The news that 65,000 tonnes of US beef has been recalled echoes a widespread problem across Europe of sick and injured animals slaughtered for food.
Following an investigation by the Humane Society of the United States the massive recall of beef some of which has already been eaten has sent shock waves across the world.
The problem however is also prevalent across Europe - a recent film by Compassion in World Farming, Animals' Angels and Eurogroup for Animals revealed that the EU is not doing enough to protect the health and welfare of animals in transport.
Investigators found occurrences of illegal practices like injured animals lifted by cranes or pushed by fork lift trucks, and frequent beating of exhausted animals. This shocking video called "Forbidden Journeys" shows animals too sick to move being dragged out of trucks.
"Forbidden Journeys" contains shocking footage of illegal animal treatment
Peter Stevenson, Compassion in World Farming's Chief Policy Advisor, says "Over six million farm animals are transported huge distances across Europe each year. Packed into overcrowded trucks, animals often suffer terribly during these long journeys from heat, thirst and exhaustion.

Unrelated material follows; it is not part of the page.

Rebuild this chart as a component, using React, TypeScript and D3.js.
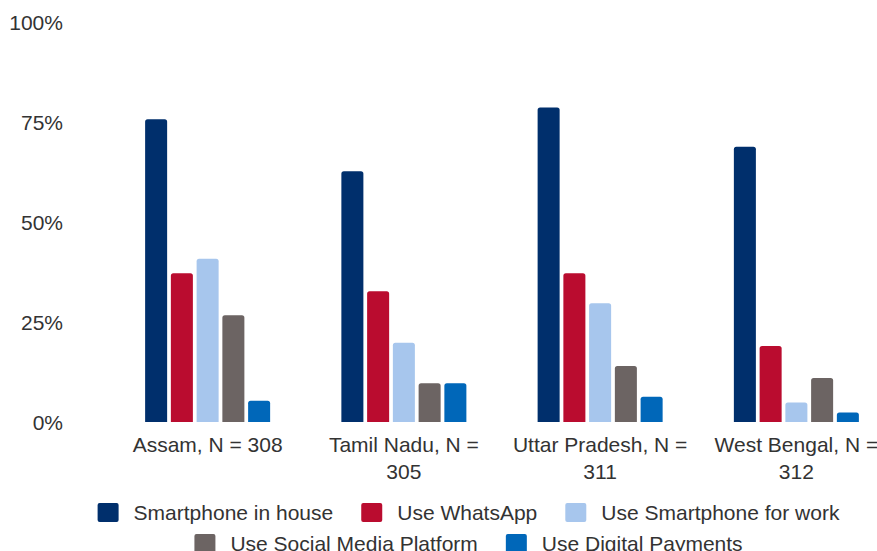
import React from "react";
import * as d3 from "d3";

const categories = [
  "Assam, N = 308",
  "Tamil Nadu, N = 305",
  "Uttar Pradesh, N = 311",
  "West Bengal, N = 312",
];
const seriesNames = [
  "Smartphone in house",
  "Use WhatsApp",
  "Use Smartphone for work",
  "Use Social Media Platform",
  "Use Digital Payments",
];
const smartphoneInHouse = [75.7, 62.7, 78.6, 68.8];
const useWhatsApp = [37.2, 32.7, 37.2, 19.0];
const useSmartphoneForWork = [40.8, 19.8, 29.7, 4.9];
const useSocialMedia = [26.7, 9.7, 14.0, 11.0];
const useDigitalPayments = [5.3, 9.7, 6.3, 2.4];
const yTicks = [0, 25, 50, 75, 100];

const seriesValues = [
  smartphoneInHouse,
  useWhatsApp,
  useSmartphoneForWork,
  useSocialMedia,
  useDigitalPayments,
];
const colors = ["#002F6C", "#BA0C2F", "#A7C6ED", "#6C6463", "#0067B9"];

const W = 877;
const H = 551;
const FONT = "'Liberation Sans', Arial, sans-serif";
const FS = 21;
const TEXT = "#333333";

function measure(text: string): number {
  const c = document.createElement("canvas");
  const ctx = c.getContext("2d");
  if (!ctx) return text.length * FS * 0.55;
  ctx.font = `${FS}px ${FONT}`;
  return ctx.measureText(text).width;
}

function wrap(text: string, maxW: number): string[] {
  const words = text.split(" ");
  const lines: string[] = [];
  let cur = "";
  for (const w of words) {
    const t = cur ? cur + " " + w : w;
    if (measure(t) > maxW && cur) {
      lines.push(cur);
      cur = w;
    } else cur = t;
  }
  if (cur) lines.push(cur);
  return lines;
}

function topRoundedRect(x: number, y: number, w: number, h: number, r: number) {
  const rr = Math.min(r, h, w / 2);
  return `M${x},${y + h}V${y + rr}Q${x},${y} ${x + rr},${y}H${x + w - rr}Q${x + w},${y} ${x + w},${y + rr}V${y + h}Z`;
}

export default function App() {
  const y = d3.scaleLinear().domain([0, 100]).range([422, 22]);
  const x0 = d3
    .scaleBand<string>()
    .domain(categories)
    .range([109.5, 894.5])
    .paddingInner(0.363)
    .paddingOuter(0.1815);
  const x1 = d3
    .scaleBand<string>()
    .domain(seriesNames)
    .range([0, x0.bandwidth()])
    .paddingInner(0.145)
    .paddingOuter(0);

  // legend layout
  const boxW = 21;
  const boxH = 19;
  const boxGap = 15;
  const itemGap = 28;
  const rows = [seriesNames.slice(0, 3), seriesNames.slice(3)];
  const rowY = [512.5, 543.5];
  const legendCenter = 468.5;

  return (
    <svg
      width={W}
      height={H}
      style={{ position: "absolute", left: 0, top: 0, background: "#fff" }}
      fontFamily={FONT}
    >
      <rect width={W} height={H} fill="#fff" />
      {yTicks.map((t) => (
        <text
          key={t}
          x={63}
          y={y(t)}
          dy="0.36em"
          textAnchor="end"
          fontSize={FS}
          fill={TEXT}
        >
          {t}%
        </text>
      ))}
      {categories.map((cat, ci) => (
        <g key={cat} transform={`translate(${x0(cat)},0)`}>
          {seriesNames.map((s, si) => {
            const v = seriesValues[si][ci];
            const bx = x1(s) as number;
            return (
              <path
                key={s}
                d={topRoundedRect(bx, y(v), x1.bandwidth(), y(0) - y(v), 2.5)}
                fill={colors[si]}
              />
            );
          })}
          {wrap(cat, 178).map((line, li) => (
            <text
              key={li}
              x={x0.bandwidth() / 2}
              y={452 + li * 27}
              textAnchor="middle"
              fontSize={FS}
              fill={TEXT}
            >
              {line}
            </text>
          ))}
        </g>
      ))}
      {rows.map((row, ri) => {
        const widths = row.map((n) => boxW + boxGap + measure(n));
        const total = d3.sum(widths) + itemGap * (row.length - 1);
        let cx = legendCenter - total / 2;
        return (
          <g key={ri}>
            {row.map((n, i) => {
              const si = seriesNames.indexOf(n);
              const xStart = cx;
              cx += widths[i] + itemGap;
              return (
                <g key={n}>
                  <rect
                    x={xStart}
                    y={rowY[ri] - boxH / 2}
                    width={boxW}
                    height={boxH}
                    rx={2}
                    fill={colors[si]}
                  />
                  <text
                    x={xStart + boxW + boxGap}
                    y={rowY[ri]}
                    dy="0.36em"
                    fontSize={FS}
                    fill={TEXT}
                  >
                    {n}
                  </text>
                </g>
              );
            })}
          </g>
        );
      })}
    </svg>
  );
}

"Just as in the US, European animals are being forced to the abattoir so that they can enter the human food chain. These journeys cause great suffering - and are illegal. EU law prohibits the transport of injured animals. Moreover, putting such animals into the human food chain raises food safety concerns as well as highlighting animal cruelty."
"The film shows cows that cannot stand up or walk having ropes or chains attached to a leg or their neck and then being dragged off the truck. Sometimes tractors are used to shove the wretched creatures on to the truck or across the slaughterhouse yard."
The three animal welfare groups are calling on the Commission and Member States to rigorously enforce the EU legislation which prohibits the transport of ill and injured animals.